This French Minister Named Her Cat ‘Brexit’ Because It Complains To Be Let Out, But Never Leaves
Even if you aren’t really familiar with the term, Brexit has a nice ring to it.
Politically, it refers to the UK’s departure from the European Union, a decision the British Parliament has waffled over since 2016, when just over half of all voters chose to leave the EU, though not everyone who participated in the election could express exactly why. A third referendum on the vote is scheduled for March 29, 2019.
In the meantime, the French minister for European Affairs has been poking fun at her neighbors across the English Channel by naming her cat “Brexit.”
As Nathalie Loiseau explains, the cat meows loudly to be let out every morning, then stands indecisively at the door, refusing to leave the house.
“He wakes me up every morning meowing to death because he wants to go out, and then when I open the door he stays put, undecided, and then glares at me when I put him out,” Loiseau told Le Journal du Dimanche.

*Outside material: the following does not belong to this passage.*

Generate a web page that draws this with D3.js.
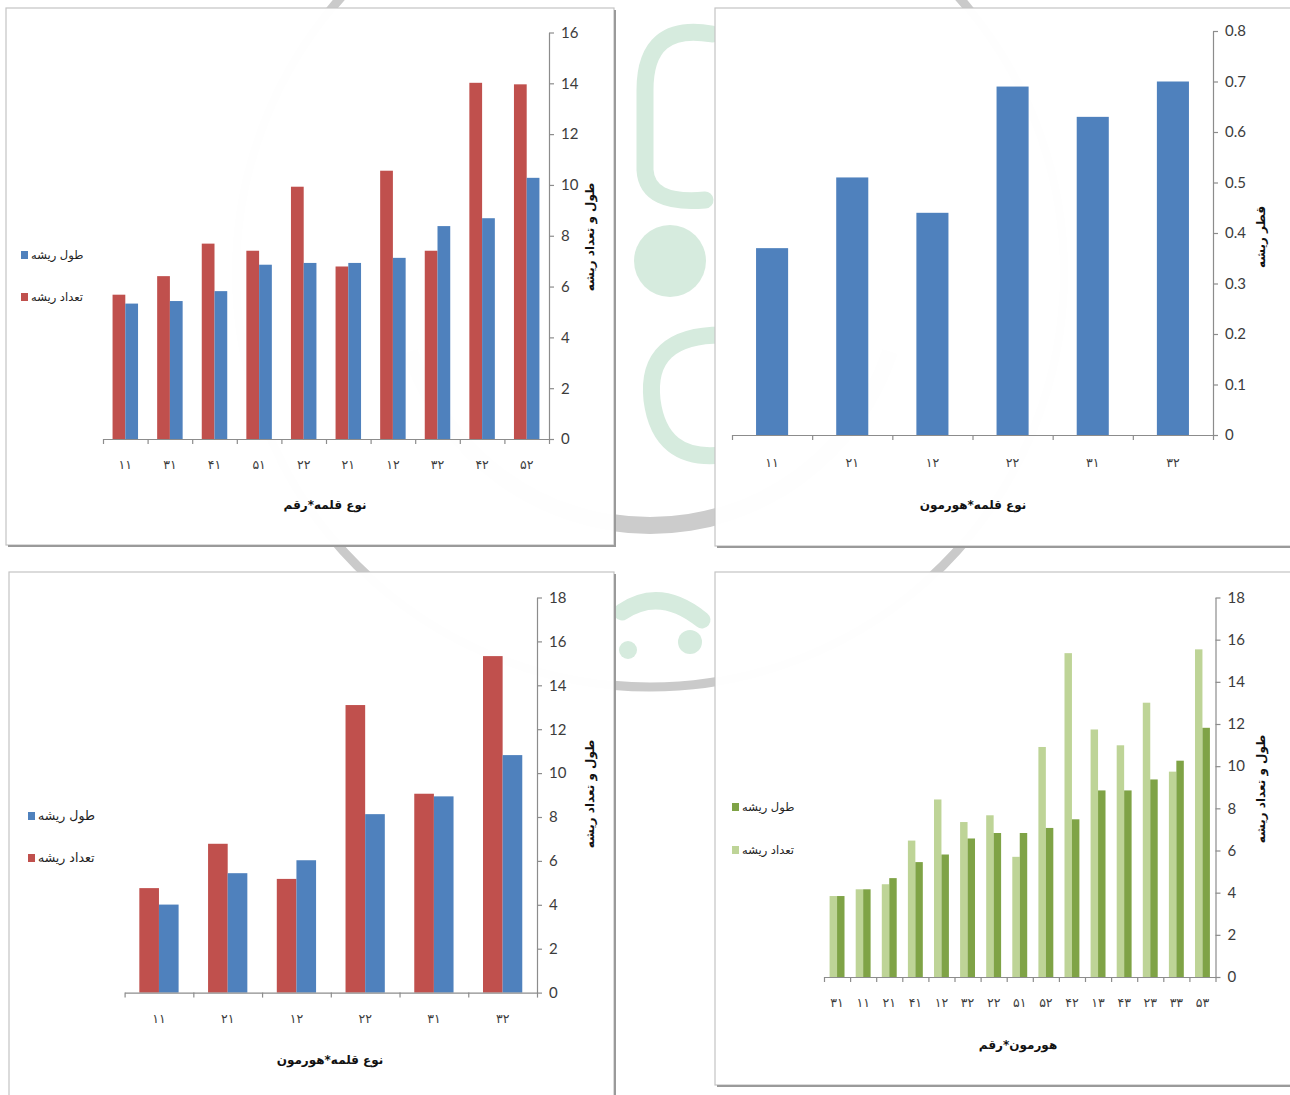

At work, Loiseau is far less lighthearted about the situation. She has blocked a number of Brexit proposals from the UK, urging British leadership to make haste in its decision, rather than delay discussions any longer. Loiseau has even parroted UK Prime Minister Theresa May’s “No deal would be better than a bad deal” phrase, albeit with a slightly different meaning, coming from the continental side of the Channel.
Other members of the EU, as well as their ministers, have similarly lost confidence in May, though they haven’t lost their sense of humor. Dutch Prime Minister Mark Rutte said May reminded him of the Black Knight from “Monty Python and the Holy Grail.”
“She reminds me occasionally of that character from Monty Python where all the arms and legs are cut off but he then tells the opponent: ‘Let’s call it a draw.'” he told Politico.
According to the Independent, Loiseau will face off against Marine Le Pen in the upcoming European Parliamentary elections. Le Pen lost the bid for the French presidency to Emmanuel Macron in May 2017.